The house was sold by Bertram Currie’s grandson and redeveloped in 1926. The main house was demolished and only the garden walls and lodge survive today. The estate itself was sold off in smaller parcels of land and many houses in the area today can still boast structural remnants from Coombe Warren in their gardens.
The adjacent Coombe House (previously Coombe Cottage) of about 1863, with additions of 1870-1874, still survives. This was built for Currie’s neighbour Edward C. Baring (later Lord Revelstoke) of Baring’s Bank, with a tower and gables of different sizes. Coombe Cottage was far from ‘cottagey’ boasting 60 bedrooms.

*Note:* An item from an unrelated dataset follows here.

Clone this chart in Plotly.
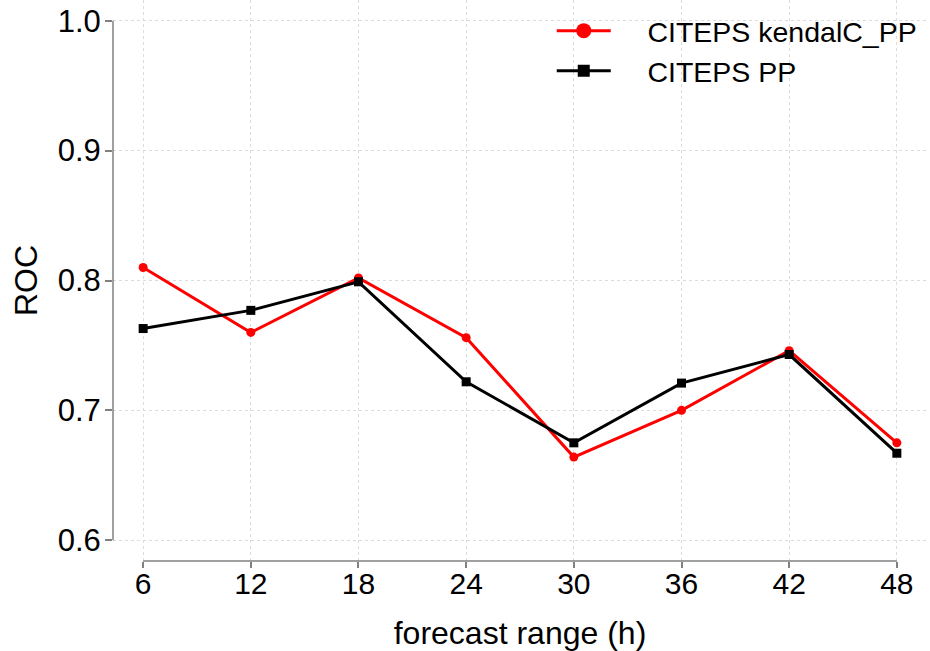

Queen Victoria visited and on occasions stayed as the guest of Edward Baring and of the widowed Empress Eugenie whilst a resident during part of 1881 – 1882. Dame Nellie Melba, a famous operatic soprano but perhaps more famous for having the dish ‘Peach Melba’ named after her, lived at Coombe Cottage in 1906.
When there was a threat of a railway being built nearby it was sold to the rail company but the line was never built. The house later became Rediffusion Engineering and is now split into apartments.
Nearby Warren House on Warren Road was built in the 1860s by George Mansfield for the banker Hugh Hammersley.
George Grenfell Glyn (1824-1887), the second Baron Wolverton, and a partner in Glyn, Mills, Currie and Co, bought the house and land in 1884 and commissioned George Devey to make large additions to the house and gardens. Wolverton served in all three of Gladstone’s Liberal governments and regularly entertained him at Warren House.